Don Bird

Personal information
- Full name: Donald William Carlton Bird
- Date of birth: 5 January 1908
- Place of birth: Newton Abbot, Devon, England
- Date of death: 1987 (aged 78–79)
- Height: 5 ft 8+1⁄2 in (1.74 m)
- Position(s): Outside left

Senior career*
- Years: Team / Apps / (Gls)
- 1929–1931: Cardiff City / 13 / (4)
- 1931–1932: Bury / 0 / (0)
- 1932–1934: Torquay United / 74 / (15)
- 1934–1935: Derby County / 5 / (2)
- 1935–1936: Sheffield United / 13 / (3)
- 1936–1937: Southend United / 10 / (1)

= Don Bird =

English footballer

Donald William Carlton Bird (5 January 1908 – 1987) was an English professional footballer who played at outside left. Born in Newton Abbot, he made over 100 appearances in the Football League.

==Career==
Although born in Devon, Bird came to prominence playing in Wales for local side Llandrindod Wells, from where he joined Cardiff City in 1929, scoring on his home debut in a 5–1 win over Bury on the final day of the 1929–30 season.

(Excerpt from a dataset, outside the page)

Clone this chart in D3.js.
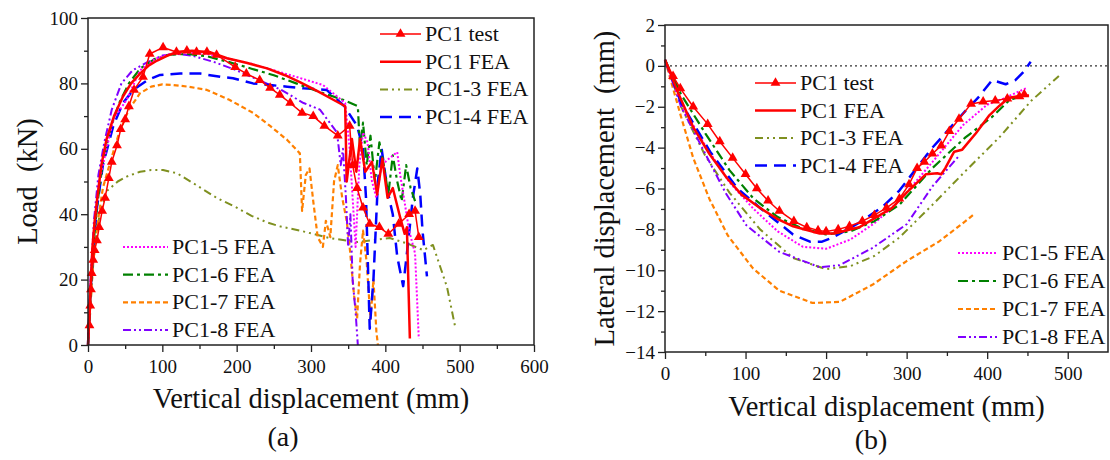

Unable to oust Walter Robbins from the side, he later moved to Bury, but failed to make their league side and joined Torquay United in 1932 as a replacement for Harry Waller.

He later had spells with Derby County and Sheffield United before finishing his league career with Southend United.

==After football==
After his playing career was ended by the outbreak of the Second World War, Bird served as a sergeant in an Auxiliary Unit in his local area.